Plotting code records
━━━━━━━━━━

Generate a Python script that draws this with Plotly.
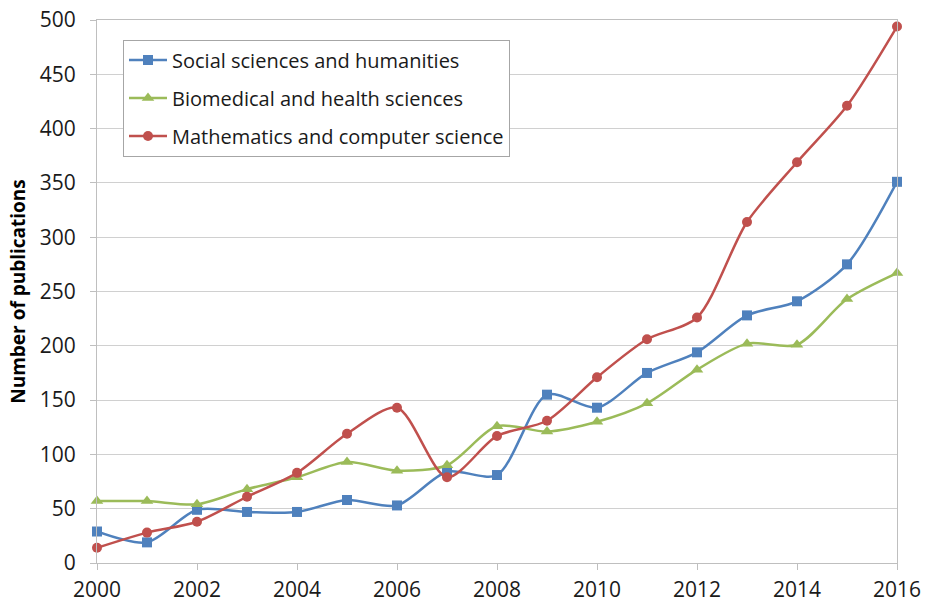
import plotly.graph_objects as go

years = list(range(2000, 2017))
social = [29, 19, 49, 47, 47, 58, 53, 84, 81, 155, 143, 175, 194, 228, 241, 275, 351]
biomed = [57, 57, 54, 68, 79, 93, 85, 90, 126, 121, 130, 147, 178, 202, 201, 243, 267]
math_cs = [14, 28, 38, 61, 83, 119, 143, 79, 117, 131, 171, 206, 226, 314, 369, 421, 494]

names = ["Social sciences and humanities", "Biomedical and health sciences",
         "Mathematics and computer science"]
colors = ["#4f81bd", "#9bbb59", "#c0504d"]
symbols = ["square", "triangle-up", "circle"]
series = [social, biomed, math_cs]

FONT = "Open Sans"

fig = go.Figure()
for i, (nm, vals) in enumerate(zip(names, series)):
    fig.add_trace(go.Scatter(
        x=years, y=vals, name=nm, mode="lines+markers",
        line=dict(color=colors[i], width=2.5, shape="spline", smoothing=0.8),
        marker=dict(symbol=symbols[i], size=10 if symbols[i] != "triangle-up" else 11,
                    color=colors[i]),
        cliponaxis=False, legendgroup=f"g{i}",
    ))

fig.update_layout(
    width=933, height=605,
    margin=dict(l=97, r=36, t=19.5, b=41.7, autoexpand=False),
    paper_bgcolor="white", plot_bgcolor="white",
    font=dict(family=FONT, size=21, color="#1a1a1a"),
    showlegend=True,
    legend=dict(
        x=0.0325, y=0.964, xanchor="left", yanchor="top",
        bgcolor="white", bordercolor="#a6a6a6", borderwidth=1,
        font=dict(family=FONT, size=20, color="#1a1a1a"),
        tracegroupgap=9, traceorder="grouped", itemwidth=38,
    ),
    xaxis=dict(
        range=[2000, 2016], tickmode="array", tickvals=list(range(2000, 2017, 2)),
        ticks="outside", ticklen=6, tickcolor="#bfbfbf",
        showline=True, linecolor="#bfbfbf", linewidth=1, mirror=True,
        showgrid=False, zeroline=False, automargin=False,
        tickfont=dict(family=FONT, size=21, color="#1a1a1a"),
        ticklabelstandoff=2,
    ),
    yaxis=dict(
        range=[0, 500], tickmode="array", tickvals=list(range(0, 501, 50)),
        ticks="outside", ticklen=6, tickcolor="#bfbfbf",
        showline=True, linecolor="#bfbfbf", linewidth=1, mirror=True,
        showgrid=True, gridcolor="#d0d0d0", gridwidth=1, zeroline=False,
        automargin=False,
        tickfont=dict(family=FONT, size=21, color="#1a1a1a"),
        ticklabelstandoff=10,
        title=dict(text="<b>Number of publications</b>",
                   font=dict(family=FONT, size=19, color="#000000"), standoff=9),
    ),
)

fig.write_html("out.html", config={"displayModeBar": False},
               post_script="document.body.style.margin='0';")
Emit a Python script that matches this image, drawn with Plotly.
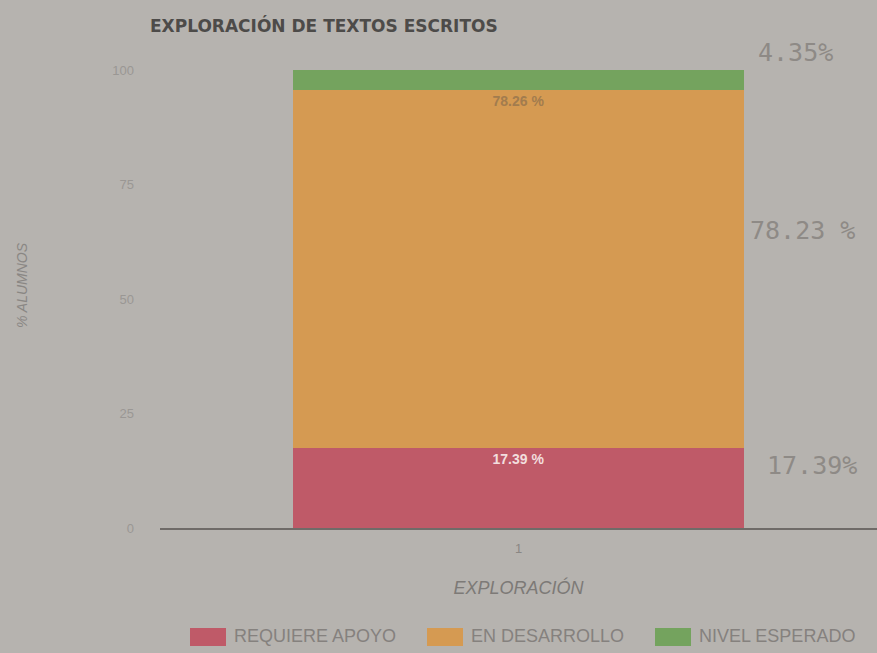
import plotly.graph_objects as go

# Data
categories = ["1"]
series_names = ["REQUIERE APOYO", "EN DESARROLLO", "NIVEL ESPERADO"]
requiere_apoyo = [17.39]
en_desarrollo = [78.26]
nivel_esperado = [4.35]
series_colors = ["#bf5a68", "#d59a52", "#74a35e"]
text_colors = ["#f2dede", "#a27c4e", "#e8f0e0"]
y_ticks = [0, 25, 50, 75, 100]

# Handwritten notes beside the bar
note_texts = ["4.35%", "78.23 %", "17.39%"]

W, H = 877, 653
L, R, T, B = 160, 0, 70, 125
PW, PH = W - L - R, H - T - B


def px(x):
    return (x - L) / PW


def py(y):
    return (H - B - y) / PH


bg = "#b6b3af"
font = "Liberation Sans, Arial, sans-serif"
fig = go.Figure()

for name, vals, col, tcol in zip(series_names,
                                 [requiere_apoyo, en_desarrollo, nivel_esperado],
                                 series_colors, text_colors):
    fig.add_trace(go.Bar(
        x=categories, y=vals, name=name,
        marker=dict(color=col, line=dict(width=0)),
        text=[f"<b>{v:.2f} %</b>" for v in vals],
        textposition="inside" if name != "NIVEL ESPERADO" else "none",
        insidetextanchor="end",
        textangle=0,
        textfont=dict(family=font, size=14, color=tcol),
        showlegend=False,
    ))

annotations = [
    dict(text="<i>% ALUMNOS</i>", textangle=-90, xref="paper", yref="paper",
         x=px(22), y=py(285), showarrow=False,
         font=dict(family=font, size=14, color="#8a8784"),
         xanchor="center", yanchor="middle"),
]

# Handwritten notes
for t, xx, yy in zip(note_texts, [795, 802, 812], [52, 230, 465]):
    annotations.append(dict(text=t, xref="paper", yref="paper", x=px(xx), y=py(yy),
                            xanchor="center", yanchor="middle", showarrow=False,
                            font=dict(family="DejaVu Sans Mono", size=25, color="#8e8a86")))

# Legend: wide colour swatches with labels
shapes = []
swatch_x = [190, 427, 655]
for name, col, sx in zip(series_names, series_colors, swatch_x):
    shapes.append(dict(type="rect", xref="paper", yref="paper",
                       x0=px(sx), x1=px(sx + 36), y0=py(646), y1=py(628),
                       fillcolor=col, line=dict(width=0)))
    annotations.append(dict(text=name, xref="paper", yref="paper",
                            x=px(sx + 42), y=py(636), xanchor="left", yanchor="middle",
                            showarrow=False,
                            font=dict(family=font, size=18, color="#85817e")))

fig.update_layout(
    width=W, height=H,
    margin=dict(l=L, r=R, t=T, b=B),
    paper_bgcolor=bg, plot_bgcolor=bg,
    barmode="stack", bargap=0.37,
    title=dict(text="<b>EXPLORACIÓN DE TEXTOS ESCRITOS</b>", x=150 / W, xanchor="left",
               y=1 - 26 / H, yanchor="middle",
               font=dict(family="DejaVu Sans, sans-serif", size=17, color="#4d4b49")),
    xaxis=dict(showgrid=False, showline=True, linecolor="#6f6b68", linewidth=1.5,
               tickfont=dict(family=font, size=13, color="#8a8784"),
               ticks="", zeroline=False, ticklabelstandoff=8,
               title=dict(text="<i>EXPLORACIÓN</i>", standoff=26,
                          font=dict(family=font, size=18, color="#7d7a77"))),
    yaxis=dict(range=[0, 100], tickvals=y_ticks, showgrid=False, zeroline=False,
               showline=False, ticks="", ticklabelstandoff=25,
               tickfont=dict(family=font, size=13, color="#9a9794")),
    showlegend=False,
    annotations=annotations,
    shapes=shapes,
)

fig.write_html("out.html")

━━━━━━━━━━

• [TASK DESCRIPTION]
Restate the records above in full, word for word. Keep pictures out.

• [ANSWER]
Generate a Python script that draws this with Plotly.
import plotly.graph_objects as go

years = list(range(2000, 2017))
social = [29, 19, 49, 47, 47, 58, 53, 84, 81, 155, 143, 175, 194, 228, 241, 275, 351]
biomed = [57, 57, 54, 68, 79, 93, 85, 90, 126, 121, 130, 147, 178, 202, 201, 243, 267]
math_cs = [14, 28, 38, 61, 83, 119, 143, 79, 117, 131, 171, 206, 226, 314, 369, 421, 494]

names = ["Social sciences and humanities", "Biomedical and health sciences",
         "Mathematics and computer science"]
colors = ["#4f81bd", "#9bbb59", "#c0504d"]
symbols = ["square", "triangle-up", "circle"]
series = [social, biomed, math_cs]

FONT = "Open Sans"

fig = go.Figure()
for i, (nm, vals) in enumerate(zip(names, series)):
    fig.add_trace(go.Scatter(
        x=years, y=vals, name=nm, mode="lines+markers",
        line=dict(color=colors[i], width=2.5, shape="spline", smoothing=0.8),
        marker=dict(symbol=symbols[i], size=10 if symbols[i] != "triangle-up" else 11,
                    color=colors[i]),
        cliponaxis=False, legendgroup=f"g{i}",
    ))

fig.update_layout(
    width=933, height=605,
    margin=dict(l=97, r=36, t=19.5, b=41.7, autoexpand=False),
    paper_bgcolor="white", plot_bgcolor="white",
    font=dict(family=FONT, size=21, color="#1a1a1a"),
    showlegend=True,
    legend=dict(
        x=0.0325, y=0.964, xanchor="left", yanchor="top",
        bgcolor="white", bordercolor="#a6a6a6", borderwidth=1,
        font=dict(family=FONT, size=20, color="#1a1a1a"),
        tracegroupgap=9, traceorder="grouped", itemwidth=38,
    ),
    xaxis=dict(
        range=[2000, 2016], tickmode="array", tickvals=list(range(2000, 2017, 2)),
        ticks="outside", ticklen=6, tickcolor="#bfbfbf",
        showline=True, linecolor="#bfbfbf", linewidth=1, mirror=True,
        showgrid=False, zeroline=False, automargin=False,
        tickfont=dict(family=FONT, size=21, color="#1a1a1a"),
        ticklabelstandoff=2,
    ),
    yaxis=dict(
        range=[0, 500], tickmode="array", tickvals=list(range(0, 501, 50)),
        ticks="outside", ticklen=6, tickcolor="#bfbfbf",
        showline=True, linecolor="#bfbfbf", linewidth=1, mirror=True,
        showgrid=True, gridcolor="#d0d0d0", gridwidth=1, zeroline=False,
        automargin=False,
        tickfont=dict(family=FONT, size=21, color="#1a1a1a"),
        ticklabelstandoff=10,
        title=dict(text="<b>Number of publications</b>",
                   font=dict(family=FONT, size=19, color="#000000"), standoff=9),
    ),
)

fig.write_html("out.html", config={"displayModeBar": False},
               post_script="document.body.style.margin='0';")
Emit a Python script that matches this image, drawn with Plotly.
import plotly.graph_objects as go

# Data
categories = ["1"]
series_names = ["REQUIERE APOYO", "EN DESARROLLO", "NIVEL ESPERADO"]
requiere_apoyo = [17.39]
en_desarrollo = [78.26]
nivel_esperado = [4.35]
series_colors = ["#bf5a68", "#d59a52", "#74a35e"]
text_colors = ["#f2dede", "#a27c4e", "#e8f0e0"]
y_ticks = [0, 25, 50, 75, 100]

# Handwritten notes beside the bar
note_texts = ["4.35%", "78.23 %", "17.39%"]

W, H = 877, 653
L, R, T, B = 160, 0, 70, 125
PW, PH = W - L - R, H - T - B


def px(x):
    return (x - L) / PW


def py(y):
    return (H - B - y) / PH


bg = "#b6b3af"
font = "Liberation Sans, Arial, sans-serif"
fig = go.Figure()

for name, vals, col, tcol in zip(series_names,
                                 [requiere_apoyo, en_desarrollo, nivel_esperado],
                                 series_colors, text_colors):
    fig.add_trace(go.Bar(
        x=categories, y=vals, name=name,
        marker=dict(color=col, line=dict(width=0)),
        text=[f"<b>{v:.2f} %</b>" for v in vals],
        textposition="inside" if name != "NIVEL ESPERADO" else "none",
        insidetextanchor="end",
        textangle=0,
        textfont=dict(family=font, size=14, color=tcol),
        showlegend=False,
    ))

annotations = [
    dict(text="<i>% ALUMNOS</i>", textangle=-90, xref="paper", yref="paper",
         x=px(22), y=py(285), showarrow=False,
         font=dict(family=font, size=14, color="#8a8784"),
         xanchor="center", yanchor="middle"),
]

# Handwritten notes
for t, xx, yy in zip(note_texts, [795, 802, 812], [52, 230, 465]):
    annotations.append(dict(text=t, xref="paper", yref="paper", x=px(xx), y=py(yy),
                            xanchor="center", yanchor="middle", showarrow=False,
                            font=dict(family="DejaVu Sans Mono", size=25, color="#8e8a86")))

# Legend: wide colour swatches with labels
shapes = []
swatch_x = [190, 427, 655]
for name, col, sx in zip(series_names, series_colors, swatch_x):
    shapes.append(dict(type="rect", xref="paper", yref="paper",
                       x0=px(sx), x1=px(sx + 36), y0=py(646), y1=py(628),
                       fillcolor=col, line=dict(width=0)))
    annotations.append(dict(text=name, xref="paper", yref="paper",
                            x=px(sx + 42), y=py(636), xanchor="left", yanchor="middle",
                            showarrow=False,
                            font=dict(family=font, size=18, color="#85817e")))

fig.update_layout(
    width=W, height=H,
    margin=dict(l=L, r=R, t=T, b=B),
    paper_bgcolor=bg, plot_bgcolor=bg,
    barmode="stack", bargap=0.37,
    title=dict(text="<b>EXPLORACIÓN DE TEXTOS ESCRITOS</b>", x=150 / W, xanchor="left",
               y=1 - 26 / H, yanchor="middle",
               font=dict(family="DejaVu Sans, sans-serif", size=17, color="#4d4b49")),
    xaxis=dict(showgrid=False, showline=True, linecolor="#6f6b68", linewidth=1.5,
               tickfont=dict(family=font, size=13, color="#8a8784"),
               ticks="", zeroline=False, ticklabelstandoff=8,
               title=dict(text="<i>EXPLORACIÓN</i>", standoff=26,
                          font=dict(family=font, size=18, color="#7d7a77"))),
    yaxis=dict(range=[0, 100], tickvals=y_ticks, showgrid=False, zeroline=False,
               showline=False, ticks="", ticklabelstandoff=25,
               tickfont=dict(family=font, size=13, color="#9a9794")),
    showlegend=False,
    annotations=annotations,
    shapes=shapes,
)

fig.write_html("out.html")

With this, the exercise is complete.